= Johann Karl Wilhelm Vatke =

German Protestant theologian

Johann Karl Wilhelm Vatke, known as Wilhelm Vatke (March 14, 1806 – April 18, 1882) was a German Protestant theologian, born in Behnsdorf, near Magdeburg. After acting as Privatdozent in Berlin, he was appointed in 1837 professor extraordinarius.

Vatke was one of the founders of the newer Hexateuch criticism. In the same year in which David Strauss published his Life of Jesus, Vatke issued his book, Die Religion des Alten Testaments nach den kanonischen Büchern entwickelt, which contained the seeds of a revolution in the ideas held about the Old Testament. Since, however, his book was too philosophical to be popular, the author's theories were practically unnoticed for a generation, and the new ideas are now associated especially with the names of Abraham Kuenen and Julius Wellhausen.

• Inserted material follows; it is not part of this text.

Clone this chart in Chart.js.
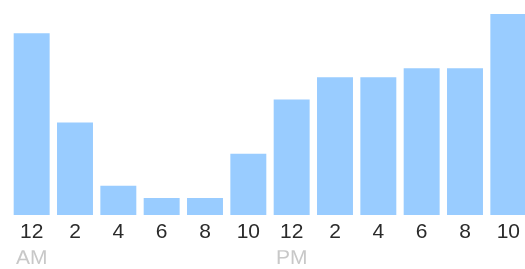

His other works include: Die menschliche Freiheit in ihrem Verhältniss zur Sünde und zur göttlichen Gnade (1841), Historisch-kritische Einleitung in das Alte Testament (1886), and Religionsphilosophie (1888). See O Pfleiderer, Development of Theology (1890), and TK Cheyne, Founders of Old Testament Criticism (1893).

He died in Berlin.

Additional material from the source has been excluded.